Diluted earnings per share stood at 7.1 pence, up from 5.5
a year before, up by 29.1 per cent.
The adjustment to profit figures excluded the effects of
redundancies, an additional compensation scheme levy, “onerous” lease
provisions and amortisation of client relationships, Brewin Dolphin said in a
statement. Without adjustments, pre-tax profit fell to £6.9 million in the half-year
period to 31 March from £12.3 million a year before.
The underlying profit growth was driven by increased income,
9 per cent higher than the same period last year, together with improved
efficiency as reflected in the increase in adjusted profit before tax margin to
17 per cent from 15 per cent in the previous period, the firm said.
"We are now two years into the transformation and growth
strategy announced in 2011. We have made good progress against our stated
objectives, including delivering strong growth in funds under management.

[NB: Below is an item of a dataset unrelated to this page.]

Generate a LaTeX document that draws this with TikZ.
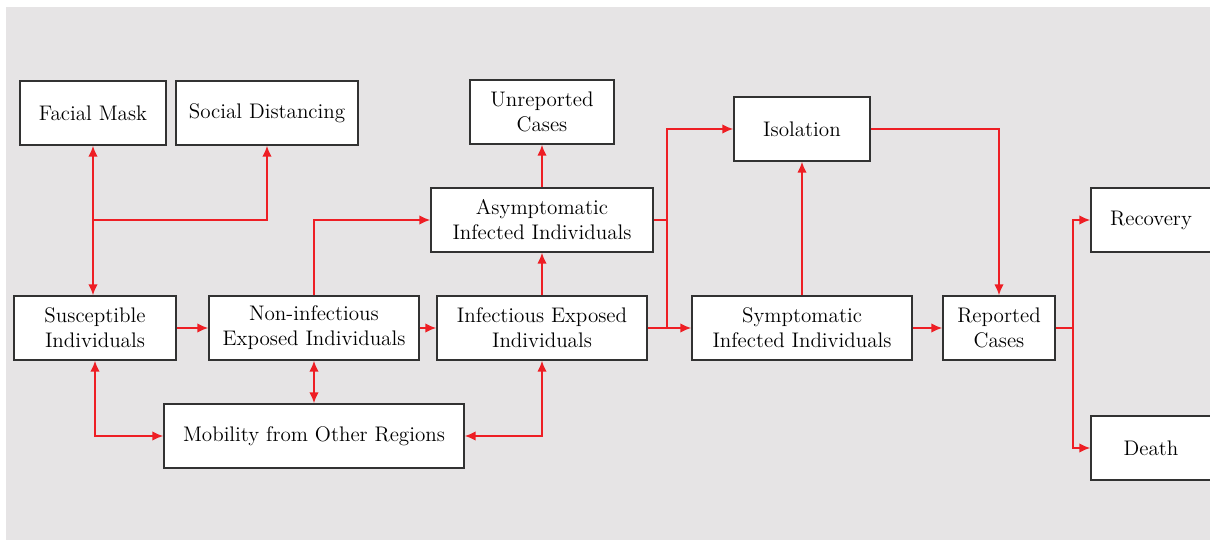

Our strategy has two main objectives:
continued strong growth and increased efficiency. These objectives are
underpinned by a series of initiatives to transform the business which will
improve efficiency, ensure it is best placed to meet regulatory demands, and at
the same time continue to enhance client service and improve shareholder
returns,” David Nicol, chief executive, said.
Separately, Brewin Dolphin announced it plans to raise up to
around £40 million via a share placing to raise added capital, to be used to
accelerate its business strategy and stay competitive.